Many insurers offer accelerated plans where the additional life insurance costs little more, and in some cases nothing at all. Some, such as L&G and LV=, do not have a survival period, with the other insurers all using 10 days (bar Vitality, which states 14 days).

It can be seen that the typical 10- or 14-day qualifying period would catch out many policyholders who had suffered a heart attack or a stroke. Many of these insurers used a longer survival period 10 years ago.

This same ‘future insurance’ problem rears its head when looking at children’s cover for a couple who don’t currently have children but intend to start a family in the future. In an ideal world, one of them would call the adviser to announce that they are now trying for a child. However, this rarely happens and enquiring about it appends a patina of creepiness.

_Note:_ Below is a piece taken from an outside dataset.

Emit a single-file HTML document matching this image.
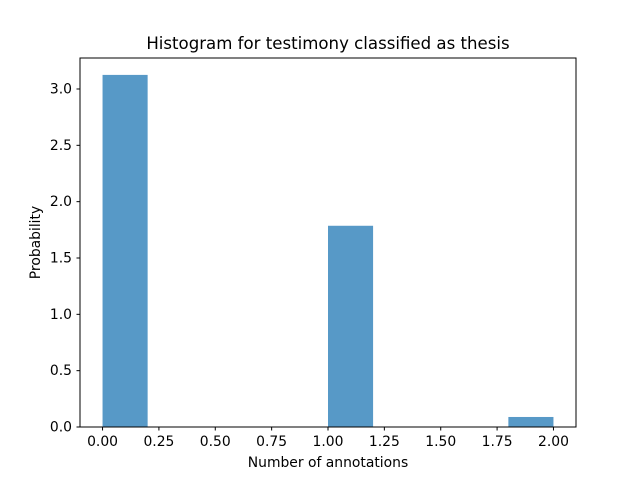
<!DOCTYPE html>
<html><head><meta charset="utf-8"><style>
body{margin:0;background:#fff;}
svg{display:block;font-family:"DejaVu Sans","Liberation Sans",sans-serif;}
</style></head><body>
<svg id="chart" width="640" height="480">
<rect width="640" height="480" fill="#fff"/>
<text x="328" y="49" text-anchor="middle" font-size="16.6">Histogram for testimony classified as thesis</text>
<g id="bars"></g>
<g id="xticks"></g>
<g id="yticks"></g>
<rect x="80" y="58" width="496" height="369" fill="none" stroke="#000" stroke-width="1"/>
<text x="328" y="467" text-anchor="middle" font-size="13.9">Number of annotations</text>
<text transform="translate(40,242.5) rotate(-90)" text-anchor="middle" font-size="13.9">Probability</text>
</svg>
<script>
const binStarts=[0,0.2,0.4,0.6,0.8,1.0,1.2,1.4,1.6,1.8];
const binWidth=0.2;
const densities=[3.125,0,0,0,0,1.786,0,0,0,0.089];
const xTickVals=[0,0.25,0.5,0.75,1.0,1.25,1.5,1.75,2.0];
const xTickLabels=["0.00","0.25","0.50","0.75","1.00","1.25","1.50","1.75","2.00"];
const yTickVals=[0,0.5,1.0,1.5,2.0,2.5,3.0];
const yTickLabels=["0.0","0.5","1.0","1.5","2.0","2.5","3.0"];
const NS="http://www.w3.org/2000/svg";
const X0=80,X1=576,Y0=427,Y1=58,xmin=-0.1,xmax=2.1,ymin=0,ymax=3.275;
const xs=v=>X0+(v-xmin)/(xmax-xmin)*(X1-X0);
const ys=v=>Y0-(v-ymin)/(ymax-ymin)*(Y0-Y1);
const bars=document.getElementById('bars');
binStarts.forEach((b,i)=>{
 if(densities[i]<=0)return;
 const r=document.createElementNS(NS,'rect');
 r.setAttribute('x',xs(b));r.setAttribute('width',xs(b+binWidth)-xs(b));
 r.setAttribute('y',ys(densities[i]));r.setAttribute('height',ys(0)-ys(densities[i]));
 r.setAttribute('fill','#5799c7');
 
 
 bars.appendChild(r);
});
const xt=document.getElementById('xticks');
xTickVals.forEach((v,i)=>{
 const x=xs(v);
 const l=document.createElementNS(NS,'line');
 l.setAttribute('x1',x);l.setAttribute('x2',x);l.setAttribute('y1',427);l.setAttribute('y2',430.5);l.setAttribute('stroke','#000');
 
 
 xt.appendChild(l);
 const t=document.createElementNS(NS,'text');
 t.setAttribute('x',x);t.setAttribute('y',446);t.setAttribute('text-anchor','middle');t.setAttribute('font-size','13.9');
 t.textContent=xTickLabels[i];
 
 
 xt.appendChild(t);
});
const yt=document.getElementById('yticks');
yTickVals.forEach((v,i)=>{
 const y=ys(v);
 const l=document.createElementNS(NS,'line');
 l.setAttribute('x1',76.5);l.setAttribute('x2',80);l.setAttribute('y1',y);l.setAttribute('y2',y);l.setAttribute('stroke','#000');
 
 
 yt.appendChild(l);
 const t=document.createElementNS(NS,'text');
 t.setAttribute('x',72);t.setAttribute('y',y+4.5);t.setAttribute('text-anchor','end');t.setAttribute('font-size','13.9');
 t.textContent=yTickLabels[i];
 
 
 yt.appendChild(t);
});
</script>
</body></html>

The FOS confirmed that they do not have any default opinions and will make judgements based on individual circumstances

What generally occurs is that the matter is forgotten until either pregnancy or birth. All insurers apply an exclusion to any conditions identified prior to birth, such as during the pre-natal checks. Similarly, if the cover doesn’t start until after birth, then the numerous child-specific conditions – including Down’s Syndrome and cerebral palsy – will not apply.

I discussed this with the FOS and they confirmed that they do not have any default opinions on these matters and will make judgements based on the individual circumstances.

This includes the suitability letter and other correspondence wherein they look for proof of an adviser-client discussion regarding options, costs and benefits, and for agreement from the client that the recommended route is sensible, affordable and acceptable.

Compliance departments really need to rethink their stance on these matters – in trying to protect their businesses, they are actually forcing a lower level of protection on the client and failing their Consumer Duty obligations.

Alan Lakey is founder of CI Expert

Comments

There are 5 comments at the moment, we would love to hear your opinion too.

  1. Excellent, as always Alan.

  2. Yes… very good…

    It is many years since I was an IFA…

    Do any providers offer the old style (Skandia) WoL upon a maximum cover basis – this was a ten year term premium equivalent, yet you were underwritten under a a WoL policy day one?

    Obviously, after the ten year initial period, the premium increased but at least cover was guaranteed at a certain rate…

    If WoL is too expensive, why not a long term Family Income Benefit one (decreasing term)… cheaper and can be discounted to a lump sum anyway.

  3. This article raises two points:

    1. The issue of whether a single client requires life cover or not should be discussed in the fact-finding process. Whatever decision is reached should be recorded in both the fact-find document and the reasons why letter to the client.

    2. In this case a Bancassurance adviser was tied to a provider that didn’t offer a stand alone critical illness plan. Which illustrates how an IFA can provide a better solution than a tied adviser. The demarcation lines have become blurred following depolarisation in the financial services market.